A clear positive relationship appears between log GDP per capita and log carbon dioxide emissions per capita. Countries with higher income levels tend to have higher emissions per person, suggesting that economic development is associated with increased energy use and carbon output.
In contrast, renewable energy share shows a negative association with carbon dioxide emissions per capita. Countries with higher shares of renewable energy tend to have lower carbon dioxide emissions.
Fossil electricity share scatter plot is more scattered, suggesting that the association between fossil electricity share and carbon dioxide emissions per capita may not be very strong.
Urban population share shows a strong positive relationship with emissions per capita, i.e. more urbanized countries may have higher energy consumption.
Forest area percentage does not show a clear relationship with carbon dioxide emissions per capita with a scattered pattern, suggesting that land-use characteristics may not strongly explain differences in carbon dioxide emissions per capita.
# Reuse the income-quartile grouping from the faceted scatter above.
# Each box shows the spread of log CO2 per capita within one income tier, making it easy to compare medians and variability across development levels.
avg_gdp_box = (
wb_wide.groupby("countryiso3code")["gdp_per_capita"]
.mean()
.reset_index()
.rename(columns={"gdp_per_capita": "avg_gdp"})
)
avg_gdp_box["income_group"] = pd.qcut(
avg_gdp_box["avg_gdp"],
q=4,
labels=["Q1 (Low)", "Q2 (Low-Mid)", "Q3 (Mid-High)", "Q4 (High)"]
)
box_income_df = (
wb_wide[["countryiso3code", "log_co2_per_capita"]]
.merge(avg_gdp_box[["countryiso3code", "income_group"]], on="countryiso3code")
.dropna()
)
(
ggplot(box_income_df, aes(x="income_group", y="log_co2_per_capita", fill="income_group")) +
geom_boxplot(alpha=0.7) +
labs(
title="Log Carbon Dioxide Emissions per Capita by GDP Income Quartile",
x="Income Group (GDP per Capita Quartile)",
y="Log Carbon Dioxide Emissions per Capita"
) +
theme_minimal() +
theme(legend_position="none")
)
Based on the fining in Figure 5, there is a strong increasing relationship between log carbon dioxide emissions per capita and log GDP per capita. Hence, a box plot, Figure 6, was constructed. It compares log carbon dioxide emissions per capita across four GDP per capita quartiles. A clear upward pattern appears across the income groups, whcih suggests the finding of the association between log carbon dioxide emissions per capita and log GDP per capita in Figure 5.

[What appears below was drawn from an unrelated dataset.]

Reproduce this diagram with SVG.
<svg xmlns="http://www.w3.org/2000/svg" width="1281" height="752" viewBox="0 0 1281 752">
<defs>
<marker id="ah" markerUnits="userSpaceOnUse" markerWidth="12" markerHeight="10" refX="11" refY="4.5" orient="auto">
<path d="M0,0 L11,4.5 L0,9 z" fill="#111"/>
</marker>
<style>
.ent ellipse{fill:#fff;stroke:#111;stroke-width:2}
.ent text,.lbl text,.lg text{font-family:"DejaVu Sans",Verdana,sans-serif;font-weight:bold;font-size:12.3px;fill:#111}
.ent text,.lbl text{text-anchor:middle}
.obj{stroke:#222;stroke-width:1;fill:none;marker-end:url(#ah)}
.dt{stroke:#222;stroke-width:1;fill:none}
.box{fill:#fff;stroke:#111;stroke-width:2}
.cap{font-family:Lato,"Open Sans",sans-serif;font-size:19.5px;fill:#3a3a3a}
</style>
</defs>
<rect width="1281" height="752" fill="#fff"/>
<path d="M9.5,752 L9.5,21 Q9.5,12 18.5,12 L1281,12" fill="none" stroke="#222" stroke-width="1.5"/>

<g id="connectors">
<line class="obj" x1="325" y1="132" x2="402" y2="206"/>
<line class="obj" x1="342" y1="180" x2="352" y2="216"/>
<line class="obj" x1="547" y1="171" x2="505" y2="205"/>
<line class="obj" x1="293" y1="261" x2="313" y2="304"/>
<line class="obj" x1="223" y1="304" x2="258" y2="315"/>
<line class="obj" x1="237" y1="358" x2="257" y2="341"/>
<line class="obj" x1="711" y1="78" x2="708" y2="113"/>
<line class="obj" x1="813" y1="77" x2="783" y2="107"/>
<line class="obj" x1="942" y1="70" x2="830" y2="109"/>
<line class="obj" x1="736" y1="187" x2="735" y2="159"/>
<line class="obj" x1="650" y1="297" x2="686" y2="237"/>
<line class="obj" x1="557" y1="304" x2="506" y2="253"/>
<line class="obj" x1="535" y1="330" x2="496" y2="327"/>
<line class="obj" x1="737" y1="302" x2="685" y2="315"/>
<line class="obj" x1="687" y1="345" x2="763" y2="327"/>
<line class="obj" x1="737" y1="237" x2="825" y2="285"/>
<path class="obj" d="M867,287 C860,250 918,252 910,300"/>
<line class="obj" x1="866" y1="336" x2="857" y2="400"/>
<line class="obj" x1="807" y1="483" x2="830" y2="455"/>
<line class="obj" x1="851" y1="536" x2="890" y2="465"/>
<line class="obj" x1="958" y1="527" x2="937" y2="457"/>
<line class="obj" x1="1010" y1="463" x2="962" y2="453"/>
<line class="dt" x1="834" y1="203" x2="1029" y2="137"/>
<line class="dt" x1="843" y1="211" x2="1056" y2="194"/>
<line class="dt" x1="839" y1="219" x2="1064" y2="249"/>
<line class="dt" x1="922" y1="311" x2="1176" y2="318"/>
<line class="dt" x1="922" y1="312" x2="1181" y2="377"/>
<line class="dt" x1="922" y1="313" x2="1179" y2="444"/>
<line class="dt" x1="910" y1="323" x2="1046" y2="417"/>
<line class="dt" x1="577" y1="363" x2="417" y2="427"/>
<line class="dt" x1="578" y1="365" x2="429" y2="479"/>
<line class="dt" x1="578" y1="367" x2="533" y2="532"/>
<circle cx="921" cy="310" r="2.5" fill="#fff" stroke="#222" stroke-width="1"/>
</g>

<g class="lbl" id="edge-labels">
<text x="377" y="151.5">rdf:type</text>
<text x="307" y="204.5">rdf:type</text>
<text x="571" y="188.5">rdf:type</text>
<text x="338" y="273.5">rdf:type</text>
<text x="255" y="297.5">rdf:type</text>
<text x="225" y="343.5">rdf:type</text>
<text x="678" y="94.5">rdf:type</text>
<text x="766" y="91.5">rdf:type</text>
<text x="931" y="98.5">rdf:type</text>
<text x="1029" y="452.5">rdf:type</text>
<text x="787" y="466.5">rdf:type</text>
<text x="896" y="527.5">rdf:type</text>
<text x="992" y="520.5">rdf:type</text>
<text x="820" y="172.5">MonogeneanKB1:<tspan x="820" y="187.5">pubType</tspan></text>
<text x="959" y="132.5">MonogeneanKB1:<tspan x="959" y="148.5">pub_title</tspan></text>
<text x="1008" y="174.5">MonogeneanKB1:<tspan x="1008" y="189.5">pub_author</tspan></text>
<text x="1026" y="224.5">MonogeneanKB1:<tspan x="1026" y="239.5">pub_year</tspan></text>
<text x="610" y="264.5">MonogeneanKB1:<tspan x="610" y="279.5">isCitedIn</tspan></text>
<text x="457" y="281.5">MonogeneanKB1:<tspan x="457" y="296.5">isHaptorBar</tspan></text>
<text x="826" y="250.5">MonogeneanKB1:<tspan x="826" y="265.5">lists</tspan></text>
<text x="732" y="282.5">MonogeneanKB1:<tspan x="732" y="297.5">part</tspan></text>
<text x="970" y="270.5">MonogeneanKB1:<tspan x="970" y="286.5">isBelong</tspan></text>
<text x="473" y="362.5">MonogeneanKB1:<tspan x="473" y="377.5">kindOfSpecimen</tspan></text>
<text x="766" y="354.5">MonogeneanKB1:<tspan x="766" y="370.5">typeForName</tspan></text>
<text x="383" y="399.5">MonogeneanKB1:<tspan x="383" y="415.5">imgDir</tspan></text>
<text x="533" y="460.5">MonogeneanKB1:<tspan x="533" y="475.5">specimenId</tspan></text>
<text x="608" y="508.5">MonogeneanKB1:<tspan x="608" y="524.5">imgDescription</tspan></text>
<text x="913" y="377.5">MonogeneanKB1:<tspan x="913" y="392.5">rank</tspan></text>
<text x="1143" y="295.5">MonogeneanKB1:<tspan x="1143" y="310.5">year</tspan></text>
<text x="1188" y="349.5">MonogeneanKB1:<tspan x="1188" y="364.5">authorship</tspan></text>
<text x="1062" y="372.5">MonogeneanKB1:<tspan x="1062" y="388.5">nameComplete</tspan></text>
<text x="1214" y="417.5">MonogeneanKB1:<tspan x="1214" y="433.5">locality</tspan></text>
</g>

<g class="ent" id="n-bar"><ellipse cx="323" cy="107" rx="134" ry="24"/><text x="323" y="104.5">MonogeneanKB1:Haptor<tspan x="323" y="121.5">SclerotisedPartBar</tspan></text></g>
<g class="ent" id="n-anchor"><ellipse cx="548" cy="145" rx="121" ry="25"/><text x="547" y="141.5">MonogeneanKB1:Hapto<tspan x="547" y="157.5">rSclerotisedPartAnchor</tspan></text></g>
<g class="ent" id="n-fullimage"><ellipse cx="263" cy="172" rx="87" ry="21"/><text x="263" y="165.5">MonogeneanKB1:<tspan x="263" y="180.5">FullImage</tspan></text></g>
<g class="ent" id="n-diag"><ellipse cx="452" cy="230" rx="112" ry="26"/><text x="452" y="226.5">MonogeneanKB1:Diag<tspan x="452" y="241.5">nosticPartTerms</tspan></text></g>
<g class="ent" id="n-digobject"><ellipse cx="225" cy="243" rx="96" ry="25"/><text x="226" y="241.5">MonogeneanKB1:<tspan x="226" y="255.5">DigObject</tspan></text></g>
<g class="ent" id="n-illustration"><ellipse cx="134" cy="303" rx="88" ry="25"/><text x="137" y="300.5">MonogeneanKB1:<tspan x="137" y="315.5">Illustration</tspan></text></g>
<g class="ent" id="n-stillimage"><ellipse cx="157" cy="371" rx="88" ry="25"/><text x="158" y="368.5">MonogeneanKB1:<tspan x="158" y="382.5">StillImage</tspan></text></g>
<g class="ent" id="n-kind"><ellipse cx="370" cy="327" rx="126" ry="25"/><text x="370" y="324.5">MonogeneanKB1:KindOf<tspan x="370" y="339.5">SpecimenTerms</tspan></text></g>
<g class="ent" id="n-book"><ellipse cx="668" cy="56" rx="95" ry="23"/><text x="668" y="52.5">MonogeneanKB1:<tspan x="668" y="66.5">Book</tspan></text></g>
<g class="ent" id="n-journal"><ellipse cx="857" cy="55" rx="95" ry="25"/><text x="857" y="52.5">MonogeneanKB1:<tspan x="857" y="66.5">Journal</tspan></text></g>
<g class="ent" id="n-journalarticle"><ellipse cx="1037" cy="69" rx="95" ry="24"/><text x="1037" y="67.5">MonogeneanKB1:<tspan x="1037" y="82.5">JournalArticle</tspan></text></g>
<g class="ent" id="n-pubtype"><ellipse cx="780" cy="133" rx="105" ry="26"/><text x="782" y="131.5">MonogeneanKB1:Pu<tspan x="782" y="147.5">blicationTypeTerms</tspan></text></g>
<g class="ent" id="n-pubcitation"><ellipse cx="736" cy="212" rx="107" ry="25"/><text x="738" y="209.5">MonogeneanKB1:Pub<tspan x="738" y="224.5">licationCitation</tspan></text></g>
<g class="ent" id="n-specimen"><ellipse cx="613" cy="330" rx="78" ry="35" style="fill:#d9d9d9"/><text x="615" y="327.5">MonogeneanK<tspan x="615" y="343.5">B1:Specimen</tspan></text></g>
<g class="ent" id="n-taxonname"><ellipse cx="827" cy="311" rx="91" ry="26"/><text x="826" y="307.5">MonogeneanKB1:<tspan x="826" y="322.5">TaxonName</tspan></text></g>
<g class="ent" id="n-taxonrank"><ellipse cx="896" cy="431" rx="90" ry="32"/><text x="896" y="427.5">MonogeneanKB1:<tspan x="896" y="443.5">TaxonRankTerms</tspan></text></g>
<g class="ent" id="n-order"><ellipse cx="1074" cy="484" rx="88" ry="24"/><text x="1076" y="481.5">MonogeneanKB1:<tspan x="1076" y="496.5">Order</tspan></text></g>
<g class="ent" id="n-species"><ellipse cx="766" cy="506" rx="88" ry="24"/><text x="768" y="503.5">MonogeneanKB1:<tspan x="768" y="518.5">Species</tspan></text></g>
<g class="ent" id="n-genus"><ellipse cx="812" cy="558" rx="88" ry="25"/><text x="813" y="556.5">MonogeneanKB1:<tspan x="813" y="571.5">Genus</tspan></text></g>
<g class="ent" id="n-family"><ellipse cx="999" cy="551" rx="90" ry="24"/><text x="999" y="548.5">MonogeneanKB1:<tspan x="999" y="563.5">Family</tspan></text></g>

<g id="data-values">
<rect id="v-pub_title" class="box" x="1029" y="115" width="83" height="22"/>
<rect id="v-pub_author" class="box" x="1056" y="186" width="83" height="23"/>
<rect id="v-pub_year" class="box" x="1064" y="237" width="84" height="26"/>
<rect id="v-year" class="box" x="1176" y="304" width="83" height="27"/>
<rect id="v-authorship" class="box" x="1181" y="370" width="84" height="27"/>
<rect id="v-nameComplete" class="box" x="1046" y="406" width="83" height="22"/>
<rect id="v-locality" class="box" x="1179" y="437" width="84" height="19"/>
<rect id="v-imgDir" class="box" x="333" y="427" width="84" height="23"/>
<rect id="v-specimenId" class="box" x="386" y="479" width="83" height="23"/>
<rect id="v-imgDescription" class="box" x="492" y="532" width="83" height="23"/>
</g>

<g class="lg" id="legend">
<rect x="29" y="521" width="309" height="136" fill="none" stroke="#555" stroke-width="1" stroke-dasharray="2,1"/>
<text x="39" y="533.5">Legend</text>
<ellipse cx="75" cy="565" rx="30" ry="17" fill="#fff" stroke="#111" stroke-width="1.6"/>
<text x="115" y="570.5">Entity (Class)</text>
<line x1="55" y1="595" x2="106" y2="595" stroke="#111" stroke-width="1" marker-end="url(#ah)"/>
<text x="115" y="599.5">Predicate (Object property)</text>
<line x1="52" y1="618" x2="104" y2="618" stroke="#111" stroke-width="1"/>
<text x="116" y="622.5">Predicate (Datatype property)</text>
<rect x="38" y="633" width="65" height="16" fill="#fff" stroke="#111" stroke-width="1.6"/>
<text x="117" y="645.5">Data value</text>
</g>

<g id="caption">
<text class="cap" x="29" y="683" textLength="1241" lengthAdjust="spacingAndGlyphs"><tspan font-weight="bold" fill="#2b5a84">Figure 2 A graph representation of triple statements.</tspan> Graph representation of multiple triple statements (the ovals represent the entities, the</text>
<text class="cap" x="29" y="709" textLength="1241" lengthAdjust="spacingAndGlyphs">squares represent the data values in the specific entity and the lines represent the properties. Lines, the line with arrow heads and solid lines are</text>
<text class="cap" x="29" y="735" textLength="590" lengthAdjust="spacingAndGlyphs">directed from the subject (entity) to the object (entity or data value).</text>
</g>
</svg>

Countries in income quartile 1 (Q1) have the lowest emissions per capita, with most observations concentrated near the bottom of the scale. As income increases, the distribution of emissions shifts upward. The median emissions level in Q2 is higher than in Q1, and this pattern continues for Q3 and Q4. Countries in the highest income quartile (Q4) show the highest median emissions per capita and a wider spread of values. Higher income countries therefore tend to produce more carbon dioxide emissions per person. Although there are some outliers in all quartiles, the pattern is still clear and consistent. Note, the outliers should be remained because they reflected the real life situations.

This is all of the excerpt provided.